─── Dataset section ───

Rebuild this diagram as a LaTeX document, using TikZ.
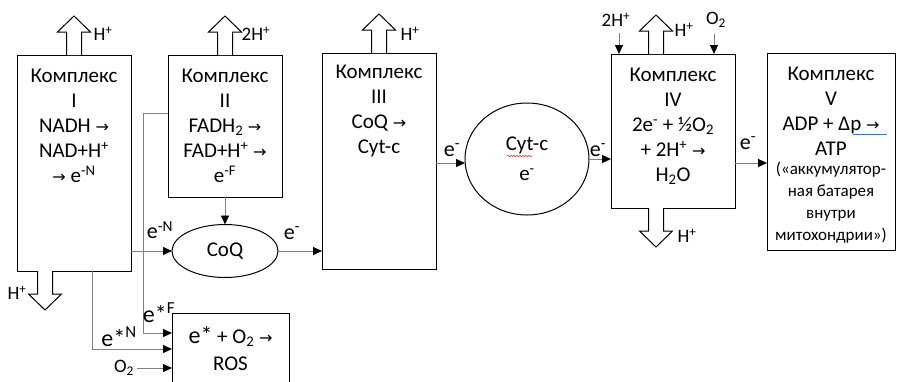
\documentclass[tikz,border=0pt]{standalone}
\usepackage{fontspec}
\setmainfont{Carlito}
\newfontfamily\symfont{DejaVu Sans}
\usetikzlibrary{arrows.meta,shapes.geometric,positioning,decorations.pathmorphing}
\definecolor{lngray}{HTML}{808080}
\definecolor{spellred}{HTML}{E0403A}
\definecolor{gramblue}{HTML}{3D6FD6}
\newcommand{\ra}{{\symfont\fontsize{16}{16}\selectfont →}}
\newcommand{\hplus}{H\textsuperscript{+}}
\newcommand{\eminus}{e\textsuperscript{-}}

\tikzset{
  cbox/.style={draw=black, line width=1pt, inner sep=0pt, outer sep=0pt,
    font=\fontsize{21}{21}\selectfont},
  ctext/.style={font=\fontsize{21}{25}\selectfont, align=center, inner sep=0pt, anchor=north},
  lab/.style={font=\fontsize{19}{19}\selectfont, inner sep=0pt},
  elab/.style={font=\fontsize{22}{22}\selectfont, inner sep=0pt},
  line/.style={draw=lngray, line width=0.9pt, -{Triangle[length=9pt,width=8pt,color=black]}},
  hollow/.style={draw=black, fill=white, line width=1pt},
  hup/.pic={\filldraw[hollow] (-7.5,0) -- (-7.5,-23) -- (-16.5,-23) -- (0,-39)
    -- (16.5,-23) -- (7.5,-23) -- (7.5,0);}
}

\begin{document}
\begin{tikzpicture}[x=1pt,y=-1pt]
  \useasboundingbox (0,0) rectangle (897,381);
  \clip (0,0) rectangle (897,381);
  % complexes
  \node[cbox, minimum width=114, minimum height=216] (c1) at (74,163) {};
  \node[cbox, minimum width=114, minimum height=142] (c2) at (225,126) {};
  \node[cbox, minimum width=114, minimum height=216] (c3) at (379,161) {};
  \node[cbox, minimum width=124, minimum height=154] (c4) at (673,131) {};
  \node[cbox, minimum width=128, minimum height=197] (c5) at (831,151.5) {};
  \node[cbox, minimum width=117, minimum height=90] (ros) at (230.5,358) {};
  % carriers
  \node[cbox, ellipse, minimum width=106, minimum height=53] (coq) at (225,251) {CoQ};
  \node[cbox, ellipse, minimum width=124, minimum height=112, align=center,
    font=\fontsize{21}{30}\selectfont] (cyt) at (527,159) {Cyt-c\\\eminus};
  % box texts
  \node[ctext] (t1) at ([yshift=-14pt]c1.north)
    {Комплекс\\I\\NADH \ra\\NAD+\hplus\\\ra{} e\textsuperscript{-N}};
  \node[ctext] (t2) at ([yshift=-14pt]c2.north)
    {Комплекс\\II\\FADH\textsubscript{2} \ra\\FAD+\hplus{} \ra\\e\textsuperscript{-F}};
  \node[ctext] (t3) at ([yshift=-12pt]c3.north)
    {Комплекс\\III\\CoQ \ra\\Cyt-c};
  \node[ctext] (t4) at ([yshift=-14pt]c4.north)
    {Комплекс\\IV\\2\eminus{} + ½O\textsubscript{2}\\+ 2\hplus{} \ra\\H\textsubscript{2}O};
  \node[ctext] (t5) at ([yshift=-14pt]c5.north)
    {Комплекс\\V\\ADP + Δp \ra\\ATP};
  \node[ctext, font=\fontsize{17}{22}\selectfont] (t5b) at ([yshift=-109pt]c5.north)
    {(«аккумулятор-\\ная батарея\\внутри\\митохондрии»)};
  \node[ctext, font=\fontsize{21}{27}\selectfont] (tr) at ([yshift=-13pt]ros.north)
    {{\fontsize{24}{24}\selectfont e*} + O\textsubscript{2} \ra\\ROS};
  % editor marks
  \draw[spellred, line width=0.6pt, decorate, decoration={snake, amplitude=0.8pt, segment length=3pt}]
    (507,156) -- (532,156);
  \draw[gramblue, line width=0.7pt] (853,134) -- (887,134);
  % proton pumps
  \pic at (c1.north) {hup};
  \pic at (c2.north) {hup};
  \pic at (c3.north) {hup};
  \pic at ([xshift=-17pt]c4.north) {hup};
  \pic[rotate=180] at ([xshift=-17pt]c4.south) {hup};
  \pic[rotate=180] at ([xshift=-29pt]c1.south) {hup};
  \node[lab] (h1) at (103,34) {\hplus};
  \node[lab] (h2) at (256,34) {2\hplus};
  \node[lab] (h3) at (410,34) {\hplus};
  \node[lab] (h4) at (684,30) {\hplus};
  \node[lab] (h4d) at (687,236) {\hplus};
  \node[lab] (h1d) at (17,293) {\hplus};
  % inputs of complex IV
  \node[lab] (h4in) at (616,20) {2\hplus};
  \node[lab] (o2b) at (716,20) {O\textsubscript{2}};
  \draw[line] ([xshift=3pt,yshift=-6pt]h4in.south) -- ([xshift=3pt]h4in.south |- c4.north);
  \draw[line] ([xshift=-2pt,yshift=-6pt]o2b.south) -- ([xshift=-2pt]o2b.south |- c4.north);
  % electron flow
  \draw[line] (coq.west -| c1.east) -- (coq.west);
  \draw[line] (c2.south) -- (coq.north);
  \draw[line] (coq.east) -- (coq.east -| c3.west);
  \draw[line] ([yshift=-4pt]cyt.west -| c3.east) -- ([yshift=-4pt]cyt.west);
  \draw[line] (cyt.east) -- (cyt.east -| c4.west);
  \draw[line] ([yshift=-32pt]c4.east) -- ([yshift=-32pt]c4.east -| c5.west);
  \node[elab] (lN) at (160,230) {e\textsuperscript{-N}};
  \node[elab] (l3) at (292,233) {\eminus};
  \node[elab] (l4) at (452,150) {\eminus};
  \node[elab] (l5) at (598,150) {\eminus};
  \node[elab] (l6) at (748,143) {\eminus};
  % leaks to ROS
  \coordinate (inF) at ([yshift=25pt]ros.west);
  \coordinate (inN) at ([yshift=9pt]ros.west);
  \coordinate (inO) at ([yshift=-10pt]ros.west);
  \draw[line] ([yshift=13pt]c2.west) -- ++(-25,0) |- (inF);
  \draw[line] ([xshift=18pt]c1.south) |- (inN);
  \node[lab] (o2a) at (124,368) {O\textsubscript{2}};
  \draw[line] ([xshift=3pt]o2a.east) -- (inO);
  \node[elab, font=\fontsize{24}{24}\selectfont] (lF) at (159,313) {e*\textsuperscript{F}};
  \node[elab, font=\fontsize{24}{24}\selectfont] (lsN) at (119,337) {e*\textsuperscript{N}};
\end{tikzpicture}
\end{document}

───

### Work to do
Transcribe the material exactly, and leave out whatever pictures it holds.

### Finished task
Rebuild this diagram as a LaTeX document, using TikZ.
\documentclass[tikz,border=0pt]{standalone}
\usepackage{fontspec}
\setmainfont{Carlito}
\newfontfamily\symfont{DejaVu Sans}
\usetikzlibrary{arrows.meta,shapes.geometric,positioning,decorations.pathmorphing}
\definecolor{lngray}{HTML}{808080}
\definecolor{spellred}{HTML}{E0403A}
\definecolor{gramblue}{HTML}{3D6FD6}
\newcommand{\ra}{{\symfont\fontsize{16}{16}\selectfont →}}
\newcommand{\hplus}{H\textsuperscript{+}}
\newcommand{\eminus}{e\textsuperscript{-}}

\tikzset{
  cbox/.style={draw=black, line width=1pt, inner sep=0pt, outer sep=0pt,
    font=\fontsize{21}{21}\selectfont},
  ctext/.style={font=\fontsize{21}{25}\selectfont, align=center, inner sep=0pt, anchor=north},
  lab/.style={font=\fontsize{19}{19}\selectfont, inner sep=0pt},
  elab/.style={font=\fontsize{22}{22}\selectfont, inner sep=0pt},
  line/.style={draw=lngray, line width=0.9pt, -{Triangle[length=9pt,width=8pt,color=black]}},
  hollow/.style={draw=black, fill=white, line width=1pt},
  hup/.pic={\filldraw[hollow] (-7.5,0) -- (-7.5,-23) -- (-16.5,-23) -- (0,-39)
    -- (16.5,-23) -- (7.5,-23) -- (7.5,0);}
}

\begin{document}
\begin{tikzpicture}[x=1pt,y=-1pt]
  \useasboundingbox (0,0) rectangle (897,381);
  \clip (0,0) rectangle (897,381);
  % complexes
  \node[cbox, minimum width=114, minimum height=216] (c1) at (74,163) {};
  \node[cbox, minimum width=114, minimum height=142] (c2) at (225,126) {};
  \node[cbox, minimum width=114, minimum height=216] (c3) at (379,161) {};
  \node[cbox, minimum width=124, minimum height=154] (c4) at (673,131) {};
  \node[cbox, minimum width=128, minimum height=197] (c5) at (831,151.5) {};
  \node[cbox, minimum width=117, minimum height=90] (ros) at (230.5,358) {};
  % carriers
  \node[cbox, ellipse, minimum width=106, minimum height=53] (coq) at (225,251) {CoQ};
  \node[cbox, ellipse, minimum width=124, minimum height=112, align=center,
    font=\fontsize{21}{30}\selectfont] (cyt) at (527,159) {Cyt-c\\\eminus};
  % box texts
  \node[ctext] (t1) at ([yshift=-14pt]c1.north)
    {Комплекс\\I\\NADH \ra\\NAD+\hplus\\\ra{} e\textsuperscript{-N}};
  \node[ctext] (t2) at ([yshift=-14pt]c2.north)
    {Комплекс\\II\\FADH\textsubscript{2} \ra\\FAD+\hplus{} \ra\\e\textsuperscript{-F}};
  \node[ctext] (t3) at ([yshift=-12pt]c3.north)
    {Комплекс\\III\\CoQ \ra\\Cyt-c};
  \node[ctext] (t4) at ([yshift=-14pt]c4.north)
    {Комплекс\\IV\\2\eminus{} + ½O\textsubscript{2}\\+ 2\hplus{} \ra\\H\textsubscript{2}O};
  \node[ctext] (t5) at ([yshift=-14pt]c5.north)
    {Комплекс\\V\\ADP + Δp \ra\\ATP};
  \node[ctext, font=\fontsize{17}{22}\selectfont] (t5b) at ([yshift=-109pt]c5.north)
    {(«аккумулятор-\\ная батарея\\внутри\\митохондрии»)};
  \node[ctext, font=\fontsize{21}{27}\selectfont] (tr) at ([yshift=-13pt]ros.north)
    {{\fontsize{24}{24}\selectfont e*} + O\textsubscript{2} \ra\\ROS};
  % editor marks
  \draw[spellred, line width=0.6pt, decorate, decoration={snake, amplitude=0.8pt, segment length=3pt}]
    (507,156) -- (532,156);
  \draw[gramblue, line width=0.7pt] (853,134) -- (887,134);
  % proton pumps
  \pic at (c1.north) {hup};
  \pic at (c2.north) {hup};
  \pic at (c3.north) {hup};
  \pic at ([xshift=-17pt]c4.north) {hup};
  \pic[rotate=180] at ([xshift=-17pt]c4.south) {hup};
  \pic[rotate=180] at ([xshift=-29pt]c1.south) {hup};
  \node[lab] (h1) at (103,34) {\hplus};
  \node[lab] (h2) at (256,34) {2\hplus};
  \node[lab] (h3) at (410,34) {\hplus};
  \node[lab] (h4) at (684,30) {\hplus};
  \node[lab] (h4d) at (687,236) {\hplus};
  \node[lab] (h1d) at (17,293) {\hplus};
  % inputs of complex IV
  \node[lab] (h4in) at (616,20) {2\hplus};
  \node[lab] (o2b) at (716,20) {O\textsubscript{2}};
  \draw[line] ([xshift=3pt,yshift=-6pt]h4in.south) -- ([xshift=3pt]h4in.south |- c4.north);
  \draw[line] ([xshift=-2pt,yshift=-6pt]o2b.south) -- ([xshift=-2pt]o2b.south |- c4.north);
  % electron flow
  \draw[line] (coq.west -| c1.east) -- (coq.west);
  \draw[line] (c2.south) -- (coq.north);
  \draw[line] (coq.east) -- (coq.east -| c3.west);
  \draw[line] ([yshift=-4pt]cyt.west -| c3.east) -- ([yshift=-4pt]cyt.west);
  \draw[line] (cyt.east) -- (cyt.east -| c4.west);
  \draw[line] ([yshift=-32pt]c4.east) -- ([yshift=-32pt]c4.east -| c5.west);
  \node[elab] (lN) at (160,230) {e\textsuperscript{-N}};
  \node[elab] (l3) at (292,233) {\eminus};
  \node[elab] (l4) at (452,150) {\eminus};
  \node[elab] (l5) at (598,150) {\eminus};
  \node[elab] (l6) at (748,143) {\eminus};
  % leaks to ROS
  \coordinate (inF) at ([yshift=25pt]ros.west);
  \coordinate (inN) at ([yshift=9pt]ros.west);
  \coordinate (inO) at ([yshift=-10pt]ros.west);
  \draw[line] ([yshift=13pt]c2.west) -- ++(-25,0) |- (inF);
  \draw[line] ([xshift=18pt]c1.south) |- (inN);
  \node[lab] (o2a) at (124,368) {O\textsubscript{2}};
  \draw[line] ([xshift=3pt]o2a.east) -- (inO);
  \node[elab, font=\fontsize{24}{24}\selectfont] (lF) at (159,313) {e*\textsuperscript{F}};
  \node[elab, font=\fontsize{24}{24}\selectfont] (lsN) at (119,337) {e*\textsuperscript{N}};
\end{tikzpicture}
\end{document}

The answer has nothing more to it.